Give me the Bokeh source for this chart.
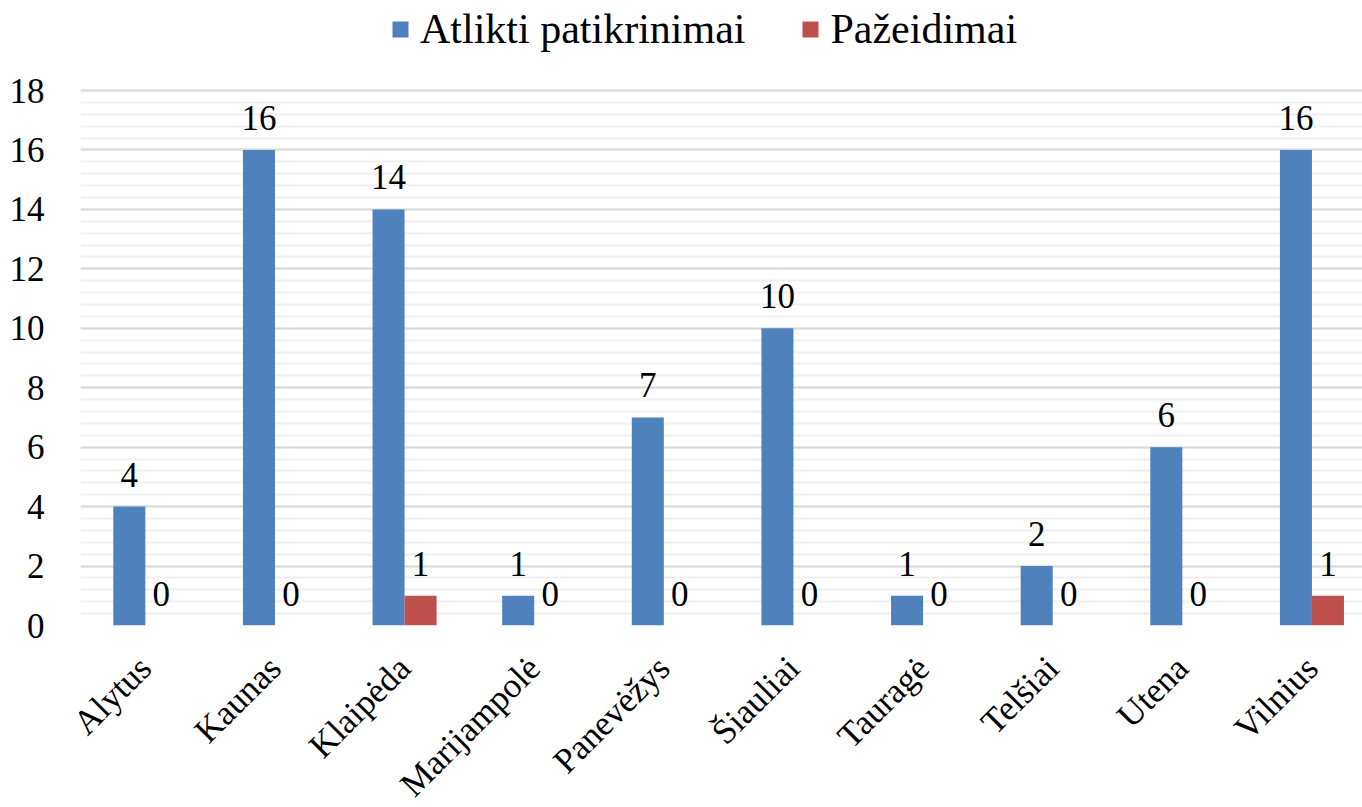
import math
from bokeh.plotting import figure
from bokeh.models import ColumnDataSource, FixedTicker, Legend, LegendItem, Range1d
from bokeh.core.properties import value
from bokeh.embed import file_html
from bokeh.resources import INLINE

categories = ["Alytus", "Kaunas", "Klaipėda", "Marijampolė", "Panevėžys",
              "Šiauliai", "Tauragė", "Telšiai", "Utena", "Vilnius"]
atlikti = [4, 16, 14, 1, 7, 10, 1, 2, 6, 16]
pazeidimai = [0, 0, 1, 0, 0, 0, 0, 0, 0, 1]
y_ticks = [0, 2, 4, 6, 8, 10, 12, 14, 16, 18]

FONT = "Liberation Serif"
BLUE = "#4f81bd"
RED = "#c0504d"
BW = 0.247

xs = [i + 0.5 for i in range(len(categories))]
src = ColumnDataSource(dict(
    x=xs,
    xb=[x - BW / 2 for x in xs],
    xr=[x + BW / 2 for x in xs],
    a=atlikti,
    p=pazeidimai,
    al=[str(v) for v in atlikti],
    pl=[str(v) for v in pazeidimai],
))

# frame spans the full top of the picture; the value axis stops at 18
p = figure(width=1362, height=807, frame_width=1282, frame_height=625,
           output_backend="svg", toolbar_location=None,
           x_range=Range1d(0, 9.89), y_range=Range1d(0, 21.03),
           min_border_left=80, min_border_right=0, min_border_top=0, min_border_bottom=0)
p.outline_line_color = None

rb = p.vbar(x="xb", top="a", width=BW, source=src, fill_color=BLUE, line_color=None)
rr = p.vbar(x="xr", top="p", width=BW, source=src, fill_color=RED, line_color=None)

p.text(x="xb", y="a", text="al", source=src, text_align="center", text_baseline="alphabetic",
       y_offset=-32, text_font=value(FONT), text_font_size="35px", text_color="black")
p.text(x="xr", y="p", text="pl", source=src, text_align="center", text_baseline="alphabetic",
       y_offset=-32, text_font=value(FONT), text_font_size="35px", text_color="black")

# axes
p.yaxis.ticker = FixedTicker(ticks=y_ticks, minor_ticks=[i * 0.4 for i in range(46)])
p.yaxis.axis_line_color = None
p.yaxis.major_tick_line_color = None
p.yaxis.minor_tick_line_color = None
p.yaxis.major_label_text_font = FONT
p.yaxis.major_label_text_font_size = "35px"
p.yaxis.major_label_text_color = "black"
p.yaxis.major_label_standoff = 30

p.xaxis.ticker = FixedTicker(ticks=xs)
p.xaxis.major_label_overrides = {x: c for x, c in zip(xs, categories)}
p.xaxis.major_label_orientation = math.pi / 4
p.xaxis.axis_line_color = None
p.xaxis.major_tick_line_color = None
p.xaxis.minor_tick_line_color = None
p.xaxis.major_label_text_font = FONT
p.xaxis.major_label_text_font_size = "35px"
p.xaxis.major_label_text_color = "black"
p.xaxis.major_label_standoff = 31

p.xgrid.grid_line_color = None
p.ygrid.grid_line_color = "#d9d9d9"
p.ygrid.grid_line_width = 2
p.ygrid.minor_grid_line_color = "#f0f0f0"
p.ygrid.minor_grid_line_width = 2

legend = Legend(items=[LegendItem(label="Atlikti patikrinimai", renderers=[rb]),
                       LegendItem(label="Pažeidimai", renderers=[rr])],
                orientation="horizontal", location=(310, 572),
                label_text_font=FONT, label_text_font_size="42px",
                label_text_color="black", glyph_width=20, glyph_height=20,
                spacing=55, label_standoff=10, border_line_color=None,
                background_fill_alpha=0, padding=0, margin=0)
p.add_layout(legend, "center")

open("out.html", "w").write(file_html(p, INLINE))
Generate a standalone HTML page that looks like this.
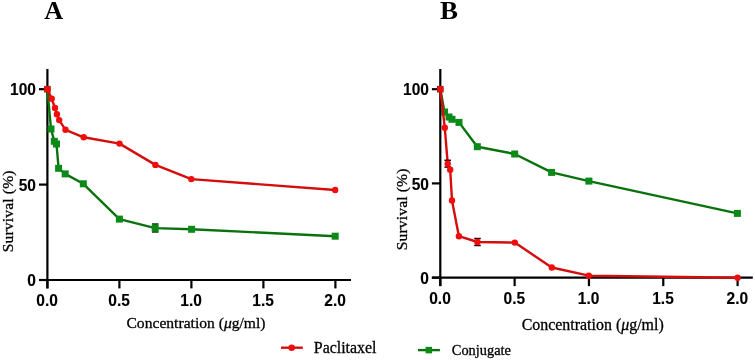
<!DOCTYPE html>
<html><head><meta charset="utf-8"><style>
html,body{margin:0;padding:0;background:#fff;}
body{width:755px;height:360px;overflow:hidden;}
svg{display:block;will-change:transform;}
.tk{font-family:"Liberation Sans",sans-serif;font-weight:bold;font-size:16px;fill:#000;stroke:#000;stroke-width:0.12px;}
.pl{font-family:"Liberation Serif",serif;font-weight:bold;font-size:26.6px;fill:#000;}
.yl{font-family:"Liberation Serif",serif;font-size:15.6px;letter-spacing:0.15px;fill:#000;stroke:#000;stroke-width:0.3px;}
.xl{font-family:"Liberation Serif",serif;font-size:15.6px;fill:#000;stroke:#000;stroke-width:0.3px;}
.lg{font-family:"Liberation Serif",serif;font-size:15.9px;fill:#000;stroke:#000;stroke-width:0.3px;}
.lg2{font-family:"Liberation Serif",serif;font-size:14.4px;fill:#000;stroke:#000;stroke-width:0.3px;}
</style></head><body>
<svg width="755" height="360" viewBox="0 0 755 360">
<line x1="47.4" y1="69" x2="47.4" y2="288.4" stroke="#000" stroke-width="2.2"/>
<line x1="39.0" y1="280.0" x2="351" y2="280.0" stroke="#000" stroke-width="2.2"/>
<line x1="39.0" y1="89.2" x2="47.4" y2="89.2" stroke="#000" stroke-width="2.2"/>
<text transform="translate(36.00,95.30) scale(0.97,1)" text-anchor="end" class="tk">100</text>
<line x1="39.0" y1="184.6" x2="47.4" y2="184.6" stroke="#000" stroke-width="2.2"/>
<text transform="translate(36.00,190.70) scale(0.97,1)" text-anchor="end" class="tk">50</text>
<line x1="39.0" y1="280" x2="47.4" y2="280" stroke="#000" stroke-width="2.2"/>
<text transform="translate(36.00,286.10) scale(0.97,1)" text-anchor="end" class="tk">0</text>
<line x1="47.4" y1="280.0" x2="47.4" y2="288.4" stroke="#000" stroke-width="2.2"/>
<text transform="translate(47.10,306.40) scale(0.97,1)" text-anchor="middle" class="tk">0.0</text>
<line x1="119.4" y1="280.0" x2="119.4" y2="288.4" stroke="#000" stroke-width="2.2"/>
<text transform="translate(119.10,306.40) scale(0.97,1)" text-anchor="middle" class="tk">0.5</text>
<line x1="191.4" y1="280.0" x2="191.4" y2="288.4" stroke="#000" stroke-width="2.2"/>
<text transform="translate(191.10,306.40) scale(0.97,1)" text-anchor="middle" class="tk">1.0</text>
<line x1="263.4" y1="280.0" x2="263.4" y2="288.4" stroke="#000" stroke-width="2.2"/>
<text transform="translate(263.10,306.40) scale(0.97,1)" text-anchor="middle" class="tk">1.5</text>
<line x1="335.4" y1="280.0" x2="335.4" y2="288.4" stroke="#000" stroke-width="2.2"/>
<text transform="translate(335.10,306.40) scale(0.97,1)" text-anchor="middle" class="tk">2.0</text>
<polyline points="47.4,89.2 51,129 54.3,141.3 56.5,144 58.6,168.3 65.2,173.9 83.3,183.8 119.4,219.1 155.2,228.1 191.6,229.3 335.2,236.2" fill="none" stroke="#0a720c" stroke-width="2.4" stroke-linejoin="round"/>
<line x1="155.3" y1="224.0" x2="155.3" y2="232.0" stroke="#0b8a17" stroke-width="3.5"/><line x1="152.0" y1="224.0" x2="158.60000000000002" y2="224.0" stroke="#0a3a0a" stroke-width="1.5"/><line x1="152.0" y1="232.0" x2="158.60000000000002" y2="232.0" stroke="#0a3a0a" stroke-width="1.5"/>
<rect x="44.10" y="85.90" width="6.6" height="6.6" fill="#7a2a10"/>
<rect x="47.50" y="125.50" width="7" height="7" fill="#0b8a17"/>
<rect x="50.80" y="137.80" width="7" height="7" fill="#0b8a17"/>
<rect x="53.00" y="140.50" width="7" height="7" fill="#0b8a17"/>
<rect x="55.10" y="164.80" width="7" height="7" fill="#0b8a17"/>
<rect x="61.70" y="170.40" width="7" height="7" fill="#0b8a17"/>
<rect x="79.80" y="180.30" width="7" height="7" fill="#0b8a17"/>
<rect x="115.90" y="215.60" width="7" height="7" fill="#0b8a17"/>
<rect x="151.70" y="224.60" width="7" height="7" fill="#0b8a17"/>
<rect x="188.10" y="225.80" width="7" height="7" fill="#0b8a17"/>
<rect x="331.70" y="232.70" width="7" height="7" fill="#0b8a17"/>
<polyline points="47.4,89.2 51.7,98.8 55,108 56.9,114.3 59.2,120.1 65.5,129.8 83.7,137.3 119.5,143.6 155.4,164.9 191.3,179.1 335.2,190" fill="none" stroke="#d40d0d" stroke-width="2.4" stroke-linejoin="round"/>
<circle cx="47.4" cy="89.2" r="3.2" fill="#f20d0d"/>
<circle cx="51.7" cy="98.8" r="3.2" fill="#f20d0d"/>
<circle cx="55" cy="108" r="3.2" fill="#f20d0d"/>
<circle cx="56.9" cy="114.3" r="3.2" fill="#f20d0d"/>
<circle cx="59.2" cy="120.1" r="3.2" fill="#f20d0d"/>
<circle cx="65.5" cy="129.8" r="3.2" fill="#f20d0d"/>
<circle cx="83.7" cy="137.3" r="3.2" fill="#f20d0d"/>
<circle cx="119.5" cy="143.6" r="3.2" fill="#f20d0d"/>
<circle cx="155.4" cy="164.9" r="3.2" fill="#f20d0d"/>
<circle cx="191.3" cy="179.1" r="3.2" fill="#f20d0d"/>
<circle cx="335.2" cy="190" r="3.2" fill="#f20d0d"/>
<line x1="440.3" y1="69" x2="440.3" y2="286.09999999999997" stroke="#000" stroke-width="2.2"/>
<line x1="431.90000000000003" y1="277.7" x2="752.8" y2="277.7" stroke="#000" stroke-width="2.2"/>
<line x1="431.90000000000003" y1="89.2" x2="440.3" y2="89.2" stroke="#000" stroke-width="2.2"/>
<text transform="translate(428.90,95.30) scale(0.97,1)" text-anchor="end" class="tk">100</text>
<line x1="431.90000000000003" y1="183.4" x2="440.3" y2="183.4" stroke="#000" stroke-width="2.2"/>
<text transform="translate(428.90,189.50) scale(0.97,1)" text-anchor="end" class="tk">50</text>
<line x1="431.90000000000003" y1="277.7" x2="440.3" y2="277.7" stroke="#000" stroke-width="2.2"/>
<text transform="translate(428.90,283.80) scale(0.97,1)" text-anchor="end" class="tk">0</text>
<line x1="440.3" y1="277.7" x2="440.3" y2="286.09999999999997" stroke="#000" stroke-width="2.2"/>
<text transform="translate(440.00,304.10) scale(0.97,1)" text-anchor="middle" class="tk">0.0</text>
<line x1="514.625" y1="277.7" x2="514.625" y2="286.09999999999997" stroke="#000" stroke-width="2.2"/>
<text transform="translate(514.33,304.10) scale(0.97,1)" text-anchor="middle" class="tk">0.5</text>
<line x1="588.95" y1="277.7" x2="588.95" y2="286.09999999999997" stroke="#000" stroke-width="2.2"/>
<text transform="translate(588.65,304.10) scale(0.97,1)" text-anchor="middle" class="tk">1.0</text>
<line x1="663.2750000000001" y1="277.7" x2="663.2750000000001" y2="286.09999999999997" stroke="#000" stroke-width="2.2"/>
<text transform="translate(662.98,304.10) scale(0.97,1)" text-anchor="middle" class="tk">1.5</text>
<line x1="737.6" y1="277.7" x2="737.6" y2="286.09999999999997" stroke="#000" stroke-width="2.2"/>
<text transform="translate(737.30,304.10) scale(0.97,1)" text-anchor="middle" class="tk">2.0</text>
<polyline points="440.3,89.2 444.5,112 449,117 452,119.3 459,122.4 477.3,146.7 514.7,154 551.6,172.4 588.9,181.1 737.4,213.4" fill="none" stroke="#0a720c" stroke-width="2.4" stroke-linejoin="round"/>
<rect x="437.00" y="85.90" width="6.6" height="6.6" fill="#7a2a10"/>
<rect x="441.00" y="108.50" width="7" height="7" fill="#0b8a17"/>
<rect x="445.50" y="113.50" width="7" height="7" fill="#0b8a17"/>
<rect x="448.50" y="115.80" width="7" height="7" fill="#0b8a17"/>
<rect x="455.50" y="118.90" width="7" height="7" fill="#0b8a17"/>
<rect x="473.80" y="143.20" width="7" height="7" fill="#0b8a17"/>
<rect x="511.20" y="150.50" width="7" height="7" fill="#0b8a17"/>
<rect x="548.10" y="168.90" width="7" height="7" fill="#0b8a17"/>
<rect x="585.40" y="177.60" width="7" height="7" fill="#0b8a17"/>
<rect x="733.90" y="209.90" width="7" height="7" fill="#0b8a17"/>
<polyline points="440.3,89.2 444.8,127.8 447.7,163.7 450.2,169.7 452,200.4 458.9,236.2 477.4,242 514.8,242.6 551.8,267.5 588.8,275.7 737.6,277.8" fill="none" stroke="#d40d0d" stroke-width="2.4" stroke-linejoin="round"/>
<line x1="447.7" y1="160.3" x2="447.7" y2="167.1" stroke="#f20d0d" stroke-width="3.5"/><line x1="444.4" y1="160.3" x2="451.0" y2="160.3" stroke="#2a0202" stroke-width="1.5"/><line x1="444.4" y1="167.1" x2="451.0" y2="167.1" stroke="#2a0202" stroke-width="1.5"/>
<line x1="477.5" y1="238.5" x2="477.5" y2="245.5" stroke="#f20d0d" stroke-width="3.5"/><line x1="474.2" y1="238.5" x2="480.8" y2="238.5" stroke="#2a0202" stroke-width="1.5"/><line x1="474.2" y1="245.5" x2="480.8" y2="245.5" stroke="#2a0202" stroke-width="1.5"/>
<circle cx="440.3" cy="89.2" r="3.2" fill="#f20d0d"/>
<circle cx="444.8" cy="127.8" r="3.2" fill="#f20d0d"/>
<circle cx="447.7" cy="163.7" r="3.2" fill="#f20d0d"/>
<circle cx="450.2" cy="169.7" r="3.2" fill="#f20d0d"/>
<circle cx="452" cy="200.4" r="3.2" fill="#f20d0d"/>
<circle cx="458.9" cy="236.2" r="3.2" fill="#f20d0d"/>
<circle cx="477.4" cy="242" r="3.2" fill="#f20d0d"/>
<circle cx="514.8" cy="242.6" r="3.2" fill="#f20d0d"/>
<circle cx="551.8" cy="267.5" r="3.2" fill="#f20d0d"/>
<circle cx="588.8" cy="275.7" r="3.2" fill="#f20d0d"/>
<circle cx="737.6" cy="277.8" r="3.2" fill="#f20d0d"/>
<text x="44.3" y="19.1" class="pl" style="font-size:26.2px">A</text>
<text transform="translate(439.9,19.1) scale(1.04,1)" class="pl" style="font-size:26px">B</text>
<text transform="translate(12.8,211.3) rotate(-90)" text-anchor="middle" class="yl">Survival (%)</text>
<text transform="translate(407,209.4) rotate(-90)" text-anchor="middle" class="yl">Survival (%)</text>
<text x="196" y="327.8" text-anchor="middle" class="xl">Concentration (<tspan font-style="italic">μ</tspan>g/ml)</text>
<text x="592.7" y="329.9" text-anchor="middle" class="xl" style="font-size:15.95px">Concentration (<tspan font-style="italic">μ</tspan>g/ml)</text>
<line x1="281" y1="347.7" x2="302.8" y2="347.7" stroke="#d40d0d" stroke-width="2.4"/>
<circle cx="291.7" cy="347.7" r="3.3" fill="#f20d0d"/>
<text x="313.8" y="352.6" class="lg">Paclitaxel</text>
<line x1="418" y1="350.1" x2="439.9" y2="350.1" stroke="#0a720c" stroke-width="2.4"/>
<rect x="425.55" y="346.85" width="6.5" height="6.5" fill="#0b8a17"/>
<text x="451.8" y="355.2" class="lg2">Conjugate</text>
</svg>
</body></html>
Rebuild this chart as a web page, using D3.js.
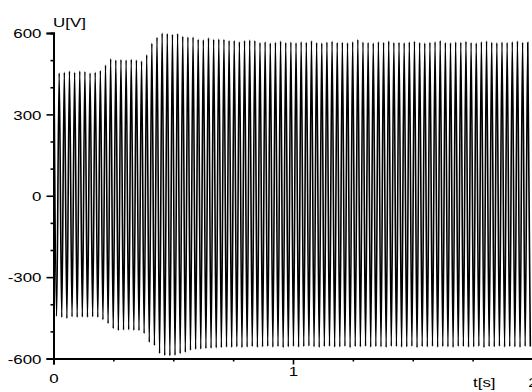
####################
> Written request
From the opening line of the entries above to the line containing "from bokeh.resources import INLINE", please transcribe each line exactly, skipping every picture.

> Response
Give me the Bokeh source for this chart.
import math
from bokeh.plotting import figure
from bokeh.models import ColumnDataSource, FixedTicker, Legend, LegendItem, Range1d
from bokeh.core.properties import value
from bokeh.embed import file_html
from bokeh.resources import INLINE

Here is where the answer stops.